Oakland home values soared 16 percent this past June from a year earlier to a median of $616,300, the biggest increase of California’s major cities. And while the escalation has been dramatic, the East Bay is still a bargain compared with San Francisco, where the median three-bedroom single-family home goes for $1.47 million and the median price for all residential units is $1.1 million.
Houses in Oakland are selling fast, as well, and far above their list prices. The average home in Oakland sold for 17 percent more than its asking price in the second quarter, this year. That compared with 9 percent for San Francisco and 5 percent in Silicon Valley’s Santa Clara and San Mateo counties.

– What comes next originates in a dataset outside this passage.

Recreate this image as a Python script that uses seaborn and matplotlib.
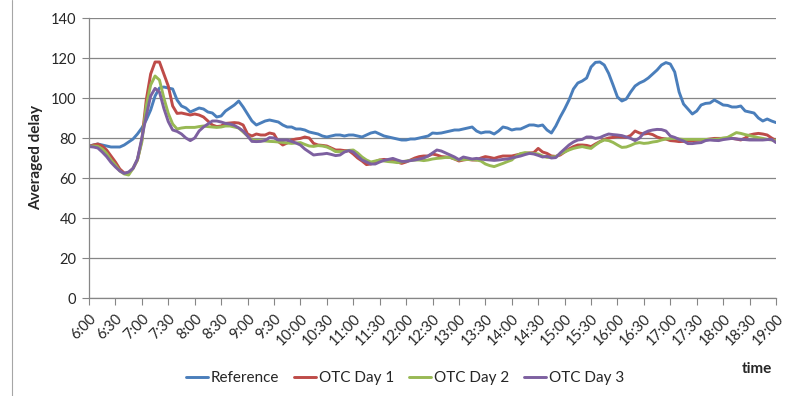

Oakland homes were on the market an average of 20 days, fewer than the 34 days in San Francisco.
The median monthly rent jumped 15 percent in Oakland, the most in the U.S., to $2,846 in the same period. That’s almost triple the 5.5 percent growth in San Francisco and more than five times the nationwide increase. The rate for top-quality office space in the city has grown 43 percent in the second quarter of 2016, compared to two years earlier – the fastest pace in the world.
And the complexion of the city is changing, too. In the past, most people buying homes in the easternmost reaches of Oakland were working-class and professional African-Americans and Latinos. Today, there is a more diverse pool that increasingly includes whites and Asians. And many newcomers to Oakland are coming from across the Bay.
The most recent statistics available from the Internal Revenue Service support the impression that San Franciscans are moving east in record numbers. Between 2006 and 2012, there was a 42 percent increase in households moving from San Francisco to Alameda or Contra Costa counties, jumping from about 5,800 to more than 8,200. The total number of households that moved into the two East Bay counties increased by 29 percent over that time period, from 56,400 to 72,600. And the city’s lower prices suggest that more middle and lower-income San Franciscans will continue to leave the city in 2016, and onward. Some have even begun calling Oakland “the next Brooklyn,” comparing the flight eastward to those Manhattanites who leave downtown, NYC for their neighboring borough, in search of more affordable digs.